Social Enterprise Assists in Filling Post-Pandemic Workforce Gaps
With its world-renowned beaches, sprawling hills and canyons, and of course, Disneyland, Orange County is home to a wealth of hotels, restaurants, and cutting-edge hospitals that belie its small size and make it one of Southern California’s most robust workforce regions.
Over the past decade, however, local affordable housing inventory has seen a steady decline, while rents have been on the incline, leading to OC’s young and essential workforce being priced out and edged out. Adding to these pre-pandemic challenges, the impact of COVID-19 has been a crisis within a crisis for our neighbors who are experiencing poverty, homelessness, and/or are justice impacted. Without the workforce engine that powers the OC economy, the health and future of our community is at risk.
According to the Orange County Business Council’s 2020-2021 Community Indicators Report, “Orange County’s unemployment rate rose from 2.9 percent in January 2020 to 12.3 percent in July 2020, an improvement from 13.8 percent in April 2020. As one might imagine, the pandemic transformed job hiring in the county. July 2020 saw only 80,877 unique job postings compared to 140,585 in July 2019, a decline of 42 percent, or just under 60,000 jobs.” Finding sustainable employment is already an uphill battle for our most vulnerable neighbors. With Orange County seeing an expected average unemployment rate of 8% through the beginning of 2021, many OC individuals and families face the threat of homelessness.
Industries such as retail, food service, and hospitality account for 51% of the COVID-related mass layoffs in California. Orange County’s largest employer, Disneyland, shuttered for over a year, laying off or furloughing thousands. It is still unknown if retail, food service, and hospitality jobs will return to where they were pre-pandemic. Among unsheltered adults experiencing homelessness for the first time, 59% cite economic hardship as the cause. Job loss or insecurity because of the COVID-19 pandemic will lead to evictions or other housing loss, further accelerating the increase in homelessness. Strategies to prevent homelessness are central now and will continue to be so over the next several years as we recover from the devastation of COVID-19.
So, what can we do? Though there is no easy answer or quick fix, Orange County is a resilient community that cares about all of its residents. With community support and an array of innovative programs and resources available to help us weather this storm, we will bounce back and continue to grow and thrive.

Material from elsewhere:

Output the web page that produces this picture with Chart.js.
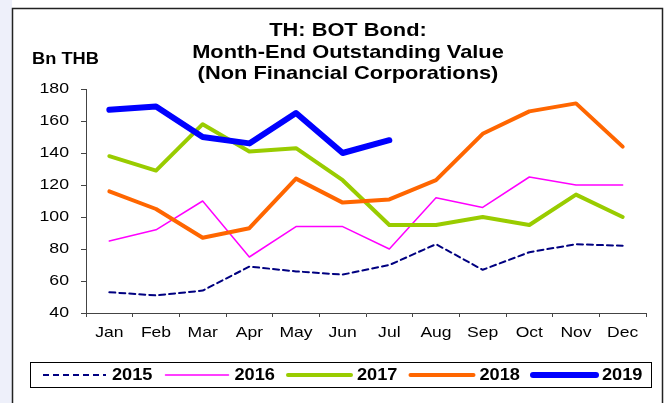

Chrysalis is one of our community resources. Since November 2018, the Chrysalis center in Orange County has helped nearly 400 people secure full-time, sustainable jobs. In addition, nearly 30 employer partners, including Disneyland Resort, Honda Center, Thermal-Vac Technology, and Roger’s Gardens have hired Chrysalis clients.
Along with its core employment program, however, Chrysalis has been a trend-setter in the field of employment social enterprise with Chrysalis Enterprises (CE). For those with significant barriers to employment, CE offers paid, transitional employment with in-house businesses – including a staffing agency, a street maintenance company, and Roads, a program in partnership with Caltrans.
and the Butte County Office of Education, which employs people with justice system involvement to do litter abatement and freeway maintenance – to get them started on the road to permanent, outside employment. Transitional jobs deliver marketable experience and occupational skills while providing a closely supervised, supportive working environment that allows clients to demonstrate and practice their hard and soft skills.
CE workers participate in the program for three to twelve months, while simultaneously continuing their job search. Since opening their doors in Orange County, CE clients have worked 44,531 hours and earned a wage of between $15.00 and $16.00 per hour. This social enterprise model works to ensure a successful transition to outside employment and is designed to see people through tough times, usher them into their next phases, and prevent or break the cycle of homelessness and poverty.
The economic recovery from this pandemic will not be simple. But Chrysalis’ 37 years of experience proves that an investment in employment social enterprises can help even the most vulnerable people find jobs and get on a path to self-sufficiency. Embracing this model will help Orange County focus on the infrastructure of our communities, preventing a further escalation of the homelessness crisis, and maintaining a community where everyone has the opportunity to work and thrive.